* [TASK TO COMPLETE]:
Transcribe all of the material exactly. Any picture in it should be left out.
• • • • •
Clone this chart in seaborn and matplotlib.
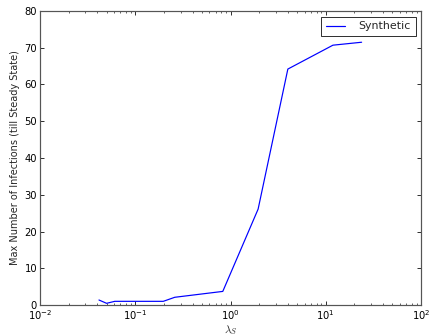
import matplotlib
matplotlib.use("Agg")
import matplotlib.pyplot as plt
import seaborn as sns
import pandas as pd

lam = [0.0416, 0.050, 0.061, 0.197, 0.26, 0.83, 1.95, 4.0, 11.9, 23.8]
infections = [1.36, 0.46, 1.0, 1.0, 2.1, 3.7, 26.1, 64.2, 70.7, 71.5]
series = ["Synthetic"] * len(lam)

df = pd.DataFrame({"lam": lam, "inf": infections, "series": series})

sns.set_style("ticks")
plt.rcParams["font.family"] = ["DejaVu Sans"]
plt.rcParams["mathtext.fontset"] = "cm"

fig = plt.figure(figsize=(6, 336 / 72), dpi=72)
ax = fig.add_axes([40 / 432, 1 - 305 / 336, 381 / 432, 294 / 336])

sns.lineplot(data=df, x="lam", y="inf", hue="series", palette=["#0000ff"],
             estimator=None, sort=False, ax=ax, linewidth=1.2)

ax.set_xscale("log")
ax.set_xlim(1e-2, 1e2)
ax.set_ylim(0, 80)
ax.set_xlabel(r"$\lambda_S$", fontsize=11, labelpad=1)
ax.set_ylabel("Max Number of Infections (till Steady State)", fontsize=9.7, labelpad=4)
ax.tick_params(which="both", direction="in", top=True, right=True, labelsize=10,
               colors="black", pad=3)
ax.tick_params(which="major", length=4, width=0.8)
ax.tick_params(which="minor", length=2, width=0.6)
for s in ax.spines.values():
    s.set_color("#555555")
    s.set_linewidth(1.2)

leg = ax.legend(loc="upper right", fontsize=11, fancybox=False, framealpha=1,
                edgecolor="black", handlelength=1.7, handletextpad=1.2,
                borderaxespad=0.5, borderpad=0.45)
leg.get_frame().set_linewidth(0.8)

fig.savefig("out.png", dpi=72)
• • • • •
* [FULL RESPONSE]:
Clone this chart in seaborn and matplotlib.
import matplotlib
matplotlib.use("Agg")
import matplotlib.pyplot as plt
import seaborn as sns
import pandas as pd

lam = [0.0416, 0.050, 0.061, 0.197, 0.26, 0.83, 1.95, 4.0, 11.9, 23.8]
infections = [1.36, 0.46, 1.0, 1.0, 2.1, 3.7, 26.1, 64.2, 70.7, 71.5]
series = ["Synthetic"] * len(lam)

df = pd.DataFrame({"lam": lam, "inf": infections, "series": series})

sns.set_style("ticks")
plt.rcParams["font.family"] = ["DejaVu Sans"]
plt.rcParams["mathtext.fontset"] = "cm"

fig = plt.figure(figsize=(6, 336 / 72), dpi=72)
ax = fig.add_axes([40 / 432, 1 - 305 / 336, 381 / 432, 294 / 336])

sns.lineplot(data=df, x="lam", y="inf", hue="series", palette=["#0000ff"],
             estimator=None, sort=False, ax=ax, linewidth=1.2)

ax.set_xscale("log")
ax.set_xlim(1e-2, 1e2)
ax.set_ylim(0, 80)
ax.set_xlabel(r"$\lambda_S$", fontsize=11, labelpad=1)
ax.set_ylabel("Max Number of Infections (till Steady State)", fontsize=9.7, labelpad=4)
ax.tick_params(which="both", direction="in", top=True, right=True, labelsize=10,
               colors="black", pad=3)
ax.tick_params(which="major", length=4, width=0.8)
ax.tick_params(which="minor", length=2, width=0.6)
for s in ax.spines.values():
    s.set_color("#555555")
    s.set_linewidth(1.2)

leg = ax.legend(loc="upper right", fontsize=11, fancybox=False, framealpha=1,
                edgecolor="black", handlelength=1.7, handletextpad=1.2,
                borderaxespad=0.5, borderpad=0.45)
leg.get_frame().set_linewidth(0.8)

fig.savefig("out.png", dpi=72)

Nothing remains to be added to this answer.